I'm in awe. I'm not even awake and this man is just hitting gears I didn't even know existed at 7 a.m.
The overnight manger is like "Sir, I can take care of you. I can open up Customer Service at any time for a return. Or I can take care of you at any other register."
Crazy Man is still crazy. And still yelling at the top of his lungs. "SO IS SHE LYING OR ARE YOU LYING? YOU'RE GOING TO OPEN IT? SO WHY DID SHE SAY IT WAS CLOSED? WHY IS SHE EVEN HELPING PEOPLE IF SHE DOESN'T KNOW ANYTHING. I'M GOING TO CALL AND GET HER FIRED. I'M GOING TO GET YOU FIRED."
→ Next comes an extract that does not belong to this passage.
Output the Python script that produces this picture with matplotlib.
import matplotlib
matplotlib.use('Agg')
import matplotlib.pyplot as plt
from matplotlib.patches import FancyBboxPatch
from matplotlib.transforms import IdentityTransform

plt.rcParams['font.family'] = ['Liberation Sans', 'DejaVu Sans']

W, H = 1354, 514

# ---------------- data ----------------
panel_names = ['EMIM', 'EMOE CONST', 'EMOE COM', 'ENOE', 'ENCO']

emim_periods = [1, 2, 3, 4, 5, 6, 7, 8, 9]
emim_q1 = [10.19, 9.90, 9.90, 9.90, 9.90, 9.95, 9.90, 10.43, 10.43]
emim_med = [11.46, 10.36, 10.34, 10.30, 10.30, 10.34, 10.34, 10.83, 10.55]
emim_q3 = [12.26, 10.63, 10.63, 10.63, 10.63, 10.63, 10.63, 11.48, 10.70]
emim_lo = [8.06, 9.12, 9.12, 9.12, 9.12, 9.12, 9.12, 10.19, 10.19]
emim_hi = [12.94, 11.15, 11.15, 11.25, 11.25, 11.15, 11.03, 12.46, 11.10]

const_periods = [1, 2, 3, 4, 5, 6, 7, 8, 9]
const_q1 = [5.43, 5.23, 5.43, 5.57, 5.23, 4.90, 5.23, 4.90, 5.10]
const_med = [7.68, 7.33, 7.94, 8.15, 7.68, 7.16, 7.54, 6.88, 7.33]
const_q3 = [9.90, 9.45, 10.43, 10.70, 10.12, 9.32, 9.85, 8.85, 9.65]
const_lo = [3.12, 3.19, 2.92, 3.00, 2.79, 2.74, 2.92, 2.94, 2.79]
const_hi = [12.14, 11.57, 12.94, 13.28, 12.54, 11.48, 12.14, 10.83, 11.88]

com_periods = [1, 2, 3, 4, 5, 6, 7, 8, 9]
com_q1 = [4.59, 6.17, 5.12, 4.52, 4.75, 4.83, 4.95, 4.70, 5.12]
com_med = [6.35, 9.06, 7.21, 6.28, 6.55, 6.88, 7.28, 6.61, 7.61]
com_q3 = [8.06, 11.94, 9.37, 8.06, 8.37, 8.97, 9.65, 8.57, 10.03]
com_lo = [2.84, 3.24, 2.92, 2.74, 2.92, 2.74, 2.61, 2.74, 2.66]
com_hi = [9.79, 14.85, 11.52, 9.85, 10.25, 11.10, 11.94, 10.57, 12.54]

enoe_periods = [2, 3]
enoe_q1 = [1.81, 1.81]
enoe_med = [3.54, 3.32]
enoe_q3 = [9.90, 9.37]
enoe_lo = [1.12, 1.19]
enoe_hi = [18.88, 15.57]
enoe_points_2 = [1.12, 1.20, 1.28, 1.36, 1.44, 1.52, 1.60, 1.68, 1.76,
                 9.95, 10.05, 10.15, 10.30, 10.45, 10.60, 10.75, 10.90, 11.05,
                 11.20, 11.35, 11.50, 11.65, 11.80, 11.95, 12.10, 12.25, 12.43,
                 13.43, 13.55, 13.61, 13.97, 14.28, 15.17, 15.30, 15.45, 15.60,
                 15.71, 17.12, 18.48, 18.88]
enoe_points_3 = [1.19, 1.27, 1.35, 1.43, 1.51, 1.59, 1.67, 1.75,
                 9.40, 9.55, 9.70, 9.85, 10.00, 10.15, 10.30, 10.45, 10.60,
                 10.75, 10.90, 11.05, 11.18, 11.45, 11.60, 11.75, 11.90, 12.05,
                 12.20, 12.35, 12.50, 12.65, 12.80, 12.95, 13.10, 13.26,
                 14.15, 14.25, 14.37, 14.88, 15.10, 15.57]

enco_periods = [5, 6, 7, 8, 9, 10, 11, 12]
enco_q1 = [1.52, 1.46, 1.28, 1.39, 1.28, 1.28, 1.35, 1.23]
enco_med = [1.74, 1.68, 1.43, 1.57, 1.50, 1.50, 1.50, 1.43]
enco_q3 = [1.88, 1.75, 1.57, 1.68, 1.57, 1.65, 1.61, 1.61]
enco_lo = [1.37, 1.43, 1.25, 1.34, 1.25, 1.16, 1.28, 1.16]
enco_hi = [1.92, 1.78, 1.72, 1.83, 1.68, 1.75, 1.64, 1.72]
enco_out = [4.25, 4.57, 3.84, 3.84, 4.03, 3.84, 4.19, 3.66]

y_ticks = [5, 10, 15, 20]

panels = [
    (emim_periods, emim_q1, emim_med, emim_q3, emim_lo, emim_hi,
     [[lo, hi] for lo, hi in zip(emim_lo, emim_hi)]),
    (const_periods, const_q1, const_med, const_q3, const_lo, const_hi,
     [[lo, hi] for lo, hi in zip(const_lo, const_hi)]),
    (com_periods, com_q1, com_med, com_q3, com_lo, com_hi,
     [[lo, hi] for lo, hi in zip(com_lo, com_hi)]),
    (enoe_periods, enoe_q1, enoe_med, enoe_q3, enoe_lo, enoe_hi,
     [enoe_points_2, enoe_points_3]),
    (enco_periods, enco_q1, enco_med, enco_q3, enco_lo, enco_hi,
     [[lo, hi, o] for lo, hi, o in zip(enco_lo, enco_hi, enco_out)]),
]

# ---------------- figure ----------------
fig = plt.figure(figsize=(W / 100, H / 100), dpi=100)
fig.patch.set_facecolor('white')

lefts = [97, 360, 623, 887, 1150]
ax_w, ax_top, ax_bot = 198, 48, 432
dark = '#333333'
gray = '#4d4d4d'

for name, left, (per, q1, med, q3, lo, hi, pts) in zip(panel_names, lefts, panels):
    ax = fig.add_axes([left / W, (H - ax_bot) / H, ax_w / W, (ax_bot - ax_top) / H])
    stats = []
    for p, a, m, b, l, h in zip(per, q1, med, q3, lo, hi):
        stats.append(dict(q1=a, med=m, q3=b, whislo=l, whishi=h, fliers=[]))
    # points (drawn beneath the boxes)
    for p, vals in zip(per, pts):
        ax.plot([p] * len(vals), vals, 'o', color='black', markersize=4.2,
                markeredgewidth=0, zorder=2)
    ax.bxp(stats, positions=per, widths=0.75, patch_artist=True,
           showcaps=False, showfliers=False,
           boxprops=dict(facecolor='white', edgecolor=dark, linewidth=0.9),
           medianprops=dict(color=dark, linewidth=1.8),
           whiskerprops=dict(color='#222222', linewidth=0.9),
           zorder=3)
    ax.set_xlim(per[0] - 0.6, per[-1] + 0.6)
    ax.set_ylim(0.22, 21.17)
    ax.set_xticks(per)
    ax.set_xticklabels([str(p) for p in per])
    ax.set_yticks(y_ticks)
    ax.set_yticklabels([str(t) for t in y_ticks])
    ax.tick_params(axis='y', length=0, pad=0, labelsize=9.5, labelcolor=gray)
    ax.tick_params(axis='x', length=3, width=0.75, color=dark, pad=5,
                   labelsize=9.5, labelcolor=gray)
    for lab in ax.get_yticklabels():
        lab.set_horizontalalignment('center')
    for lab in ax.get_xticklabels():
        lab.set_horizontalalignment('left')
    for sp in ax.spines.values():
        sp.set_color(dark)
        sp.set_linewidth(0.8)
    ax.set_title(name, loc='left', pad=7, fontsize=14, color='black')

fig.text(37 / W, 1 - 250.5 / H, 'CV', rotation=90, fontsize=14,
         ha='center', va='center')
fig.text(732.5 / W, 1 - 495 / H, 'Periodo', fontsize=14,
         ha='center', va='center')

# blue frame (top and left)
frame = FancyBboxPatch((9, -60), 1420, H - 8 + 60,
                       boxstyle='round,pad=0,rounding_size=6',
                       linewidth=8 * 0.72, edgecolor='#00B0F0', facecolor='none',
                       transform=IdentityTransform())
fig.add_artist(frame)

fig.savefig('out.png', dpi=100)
Ooooooookaaaaaaaay. Crazy man is still crazy.
The overnight manager sees me and asks me to do the man's return. I'm like "Oh. Yeah. I'm supposed to be working. Not spectating."
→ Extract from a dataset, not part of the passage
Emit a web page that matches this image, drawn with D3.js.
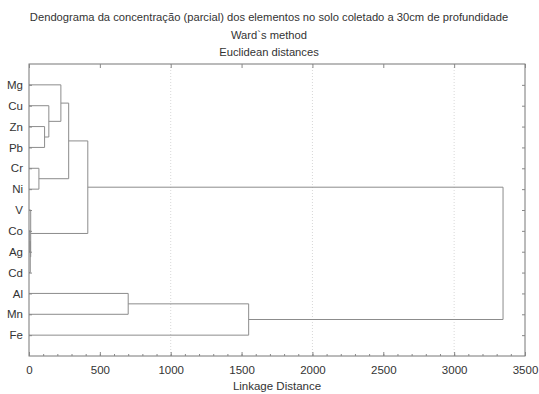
<!DOCTYPE html>
<html>
<head>
<meta charset="utf-8">
<script src="https://cdn.jsdelivr.net/npm/d3@7"></script>
<style>
  body { margin: 0; background: #fff; }
  text { font-family: "Liberation Sans", Arial, sans-serif; fill: #333; }
</style>
</head>
<body>
<script>
// leaves, top to bottom
const elements = ["Mg", "Cu", "Zn", "Pb", "Cr", "Ni", "V", "Co", "Ag", "Cd", "Al", "Mn", "Fe"];

// [left, right, linkage distance]; a number refers to an earlier row
const linkage = [
  ["Zn", "Pb", 110],
  ["Cu", 0, 140],
  ["Mg", 1, 225],
  ["Cr", "Ni", 70],
  [2, 3, 280],
  ["Co", "Ag", 6],
  [5, "Cd", 9],
  ["V", 6, 12],
  [4, 7, 415],
  ["Al", "Mn", 700],
  [9, "Fe", 1550],
  [8, 10, 3345],
];

const xTicks = [0, 500, 1000, 1500, 2000, 2500, 3000, 3500];
const gridTicks = [1000, 2000, 3000];

const titleLines = [
  "Dendograma da concentração (parcial) dos elementos no solo coletado a 30cm de profundidade",
  "Ward`s method",
  "Euclidean distances",
];

const W = 539, H = 394;
const margin = { top: 64, right: 14, bottom: 38, left: 29 };

const svg = d3.select("body").append("svg")
  .attr("width", W)
  .attr("height", H);

const x = d3.scaleLinear().domain([0, 3500]).range([margin.left, W - margin.right]);
const y = d3.scalePoint().domain(elements).range([margin.top, H - margin.bottom]).padding(1);

// build the tree out of the linkage rows
const nodes = [];
const toNode = (k) => (typeof k === "number" ? nodes[k] : { name: k, dist: 0 });
linkage.forEach(([a, b, d]) => nodes.push({ dist: d, children: [toNode(a), toNode(b)] }));
const root = d3.hierarchy(nodes[nodes.length - 1]);
root.eachAfter((n) => {
  n.yPos = n.children ? d3.mean(n.children, (c) => c.yPos) : y(n.data.name);
});

// titles
svg.selectAll(".title")
  .data(titleLines)
  .enter()
  .append("text")
  .attr("class", "title")
  .attr("x", 269)
  .attr("y", (d, i) => 21 + i * 17.5)
  .attr("text-anchor", "middle")
  .style("font-size", "11.2px")
  .text((d) => d);

// dotted grid
svg.selectAll(".grid")
  .data(gridTicks)
  .enter()
  .append("line")
  .attr("x1", (d) => x(d))
  .attr("x2", (d) => x(d))
  .attr("y1", margin.top)
  .attr("y2", H - margin.bottom)
  .attr("stroke", "#d8d8d8")
  .attr("stroke-dasharray", "1,2");

// tree links
const g = svg.append("g")
  .attr("fill", "none")
  .attr("stroke", "#8c8c8c")
  .attr("stroke-width", 1);

root.each((n) => {
  if (!n.children) return;
  const [a, b] = n.children;
  n.children.forEach((c) => {
    g.append("line")
      .attr("x1", x(c.data.dist)).attr("x2", x(n.data.dist))
      .attr("y1", c.yPos).attr("y2", c.yPos);
  });
  g.append("line")
    .attr("x1", x(n.data.dist)).attr("x2", x(n.data.dist))
    .attr("y1", a.yPos).attr("y2", b.yPos);
});

// frame
svg.append("rect")
  .attr("x", margin.left)
  .attr("y", margin.top)
  .attr("width", W - margin.left - margin.right)
  .attr("height", H - margin.top - margin.bottom)
  .attr("fill", "none")
  .attr("stroke", "#777");

// axes (ticks pointing inside)
const axisBottomG = svg.append("g")
  .attr("transform", `translate(0,${H - margin.bottom})`)
  .call(d3.axisBottom(x).tickValues(d3.range(0, 3501, 100)).tickSize(-2).tickFormat(""));
axisBottomG.append("g")
  .call(d3.axisBottom(x).tickValues(xTicks).tickSize(-4).tickPadding(10).tickFormat(d3.format("d")));

const axisTopG = svg.append("g")
  .attr("transform", `translate(0,${margin.top})`)
  .call(d3.axisTop(x).tickValues(xTicks).tickSize(-4).tickFormat(""));

const axisLeftG = svg.append("g")
  .attr("transform", `translate(${margin.left},0)`)
  .call(d3.axisLeft(y).tickSize(-3).tickPadding(6));

const axisRightG = svg.append("g")
  .attr("transform", `translate(${W - margin.right},0)`)
  .call(d3.axisRight(y).tickSize(-3).tickFormat(""));

[axisBottomG, axisTopG, axisLeftG, axisRightG].forEach((a) => {
  a.selectAll(".domain").remove();
  a.selectAll("line").attr("stroke", "#888");
  a.selectAll("text").style("font-size", "11.5px").style("fill", "#333");
});

svg.append("text")
  .attr("x", x(1750))
  .attr("y", H - 4)
  .attr("text-anchor", "middle")
  .style("font-size", "11.5px")
  .text("Linkage Distance");
</script>
</body>
</html>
I sign on and start the return. But Crazy Man is still crazy.
"I WANT YOUR NAME. I WANT THE STORE MANAGER'S NAME. I WANT THE STORE NUMBER. I WANT THE STORE PHONE NUMBER. I WANT TO KNOW HOW TO GET IN TOUCH WITH HIM. DOES HE KNOW YOU TREAT CUSTOMERS LIKE THIS? DOES HE KNOW YOU JUST DECIDE TO OPEN AND CLOSE THINGS? DOES HE KNOW YOU TALK TO ME LIKE THIS?"
The overnight manager goes to the printer at the service desk, writes down his name, the store manager's name and the store number. He wishes the man a good morning and walks off.
I finish the return, NOT AT ALL HAPPY to be left at Customer Service with Crazy Man.
He walks out just past the entrance to Customer Service and pulls out a cell phone and starts dialing. I hear the phone start ringing and go over. I see the line light up for MAIN 1, which means a call coming through from an outside line. The phone is still on night service, so the operator is not in yet. The man snarls and hangs up. The phone light goes off. He hammers the keys again and the phone lights up again. No amount of money in the world would have convinced me to pick up that phone.
He finally snarled again and walked off. If and when he finally did get through, I would not have wanted to be on the other end of that call. I'd love to know who or what took a whiz in his cornflakes though.
Oh. What was he returning? Two OPEN children's sports mouthguards. Total refund? $4.24.